Bartholomew Sullivan is back, with a three part editorial column in today's Commercial Appeal. It's only the first part that concerns us here, since it says more about Sullivan than about the subjects he's covering.
Maybe it doesn't matter that two-thirds of registered
voters didn't show up on Election Day. Maybe it's all right
that candidates for the U.S. Senate in Tennessee bicker
over who's more conservative or more unreasonable
about the Second Amendment. I don't know anyone who
is animated by these "issues," but these contests are just
absurdist drama anyway, aren't they?

Give me Ionesco.
That's Eugene Ionesco, the Existentialist playwright and proto-Absurdist comedian, for those of you who don't hang with Fredric Koeppel, the CA's resident aesthete and better-person-than-you.

Sullivan seems to have missed the point of primaries: they are designed to speak to the parties' cores. So, for Republicans to seek the activist conservatives is just good politics. As always happens, come Fall they'll begin to drift to the center. But what's this "more unreasonable about the Second Amendment?" Clearly for Sullivan, any pro-gun rights position is "unreasonable?" That speaks for itself.
These days, partisan politics is all dueling faxes, dueling press
conferences, photo ops with scenery and meaningless sloganeering.
How could anyone get interested in such pabulum? It's even worse than
prime-time television.
Yeah, he doesn't watch TV. He's better than that. And the politic process he decries is driven by the very paper he works for. Note that he calls dueling and sloganeering "pabulum." Dueling and sloganeering are exciting and blood-stirring; pabulum is bland children's food. I think he's got another word in mind, but far be it from me to offer one to him. He might get offended.
I missed my opportunity to cover a press conference at which I could
have asked one of the candidates whether he was genuinely passionate
about the rights of his urban constituents to own and use assault rifles,
or whether his rhetoric was just phony pandering, but concluded: Why
bother?
Hmmm...maybe because it's what you're paid to do? Or maybe you could start to write substantive articles, instead of vaporous fluff like this? Or maybe you could use the articles to slide your anti-gun propaganda into them?

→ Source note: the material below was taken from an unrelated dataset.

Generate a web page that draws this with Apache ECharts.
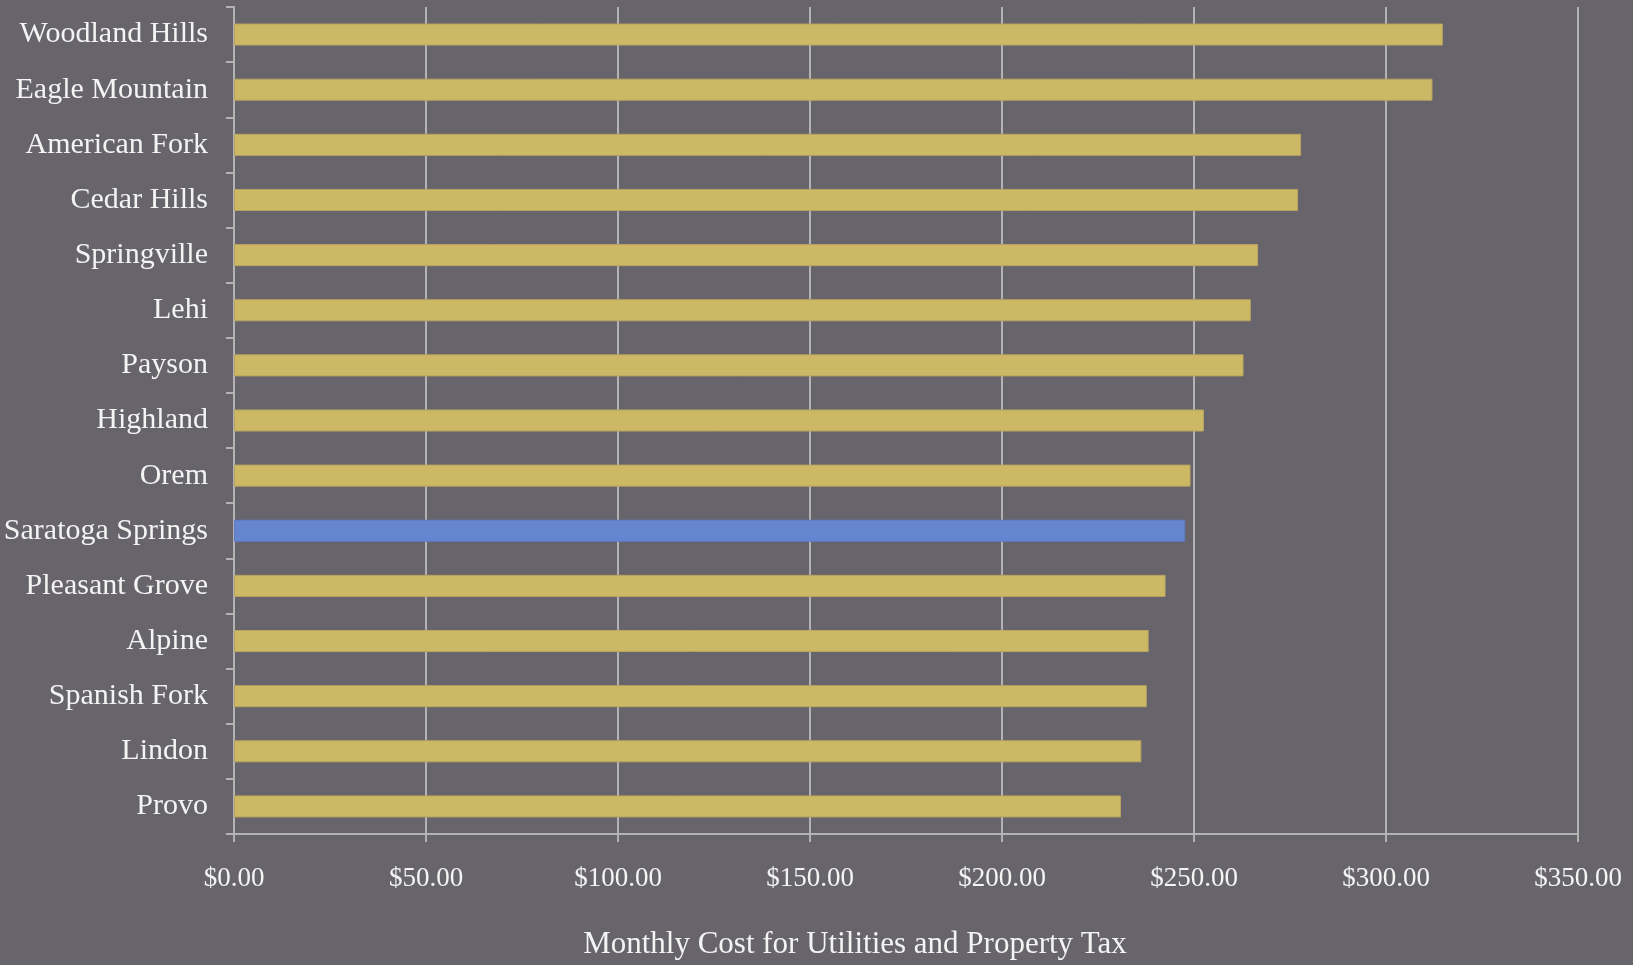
<!DOCTYPE html>
<html>
<head>
<meta charset="utf-8">
<script src="https://cdn.jsdelivr.net/npm/echarts@6/dist/echarts.min.js"></script>
<style>
html,body{margin:0;padding:0;background:#67646C;}
#chart{width:1633px;height:965px;}
</style>
</head>
<body>
<div id="chart"></div>
<script>
const cities = ["Woodland Hills","Eagle Mountain","American Fork","Cedar Hills","Springville","Lehi","Payson","Highland","Orem","Saratoga Springs","Pleasant Grove","Alpine","Spanish Fork","Lindon","Provo"];
const costs = [314.8, 312.1, 277.9, 277.1, 266.7, 264.8, 262.9, 252.6, 249.1, 247.7, 242.6, 238.2, 237.7, 236.3, 231.0];
const highlightCity = "Saratoga Springs";
const xTickValues = [0, 50, 100, 150, 200, 250, 300, 350];
const axisTitle = "Monthly Cost for Utilities and Property Tax";

const chart = echarts.init(document.getElementById('chart'));
const font = "'Liberation Serif', 'DejaVu Serif', serif";
chart.setOption({
  backgroundColor: '#67646C',
  animation: false,
  grid: {left: 234, right: 55, top: 7, bottom: 128, containLabel: false},
  xAxis: {
    type: 'value',
    min: xTickValues[0],
    max: xTickValues[xTickValues.length - 1],
    interval: 50,
    axisLine: {show: true, lineStyle: {color: '#B3B3B3', width: 2}},
    axisTick: {show: true, length: 8, lineStyle: {color: '#B3B3B3', width: 2}},
    splitLine: {show: true, lineStyle: {color: '#B3B3B3', width: 2}},
    axisLabel: {
      color: '#F4F4F4', fontFamily: font, fontSize: 27, margin: 31,
      formatter: v => '$' + v.toFixed(2)
    },
    name: axisTitle,
    nameLocation: 'middle',
    nameGap: 95,
    nameTextStyle: {color: '#F4F4F4', fontFamily: font, fontSize: 31, padding: [0, 102, 0, 0]}
  },
  yAxis: {
    type: 'category',
    data: cities,
    inverse: true,
    axisLine: {show: true, lineStyle: {color: '#B3B3B3', width: 2}},
    axisTick: {show: true, length: 8, alignWithLabel: false, lineStyle: {color: '#B3B3B3', width: 2}},
    splitLine: {show: false},
    axisLabel: {color: '#F4F4F4', fontFamily: font, fontSize: 30, margin: 26}
  },
  series: [{
    type: 'bar',
    barWidth: '40%',
    data: cities.map((c, i) => ({
      value: costs[i],
      itemStyle: c === highlightCity
        ? {color: '#6685D1', borderColor: '#5F7CC4', borderWidth: 1}
        : {color: '#CDB866', borderColor: '#B8A45E', borderWidth: 1}
    }))
  }]
});
</script>
</body>
</html>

He tries to make another point, but accidentally gives a slight lift to Van Hilleary's election effort:
There was music in the air in the hotel venues where candidates for
governor held victory receptions that hot Aug. 1 night. As television
screens showed Democrat Phil Bredesen with 78.3 percent of the
primary vote, piped in music played a slightly disconcerting Yankee
Doodle Dandy for the hundreds of people assembled at the Hilton Suites
Volunteer Ballroom.

A little later, the same canned music system intoned: "Go to sleep, little
babe." I was by then wide awake.

Across town at the Loews Vanderbilt, Republican Van Hilleary had hired
a classy five-piece combo called The Creek, replete with a mandolin,
violin and concertina squeeze box, that played understated but
decidedly Southern fare. Tunes included Aragon Mill and the 1964
Animals hit song The House of the Rising Sun.
Thanks for the view into your always-entertaining mind, Bart.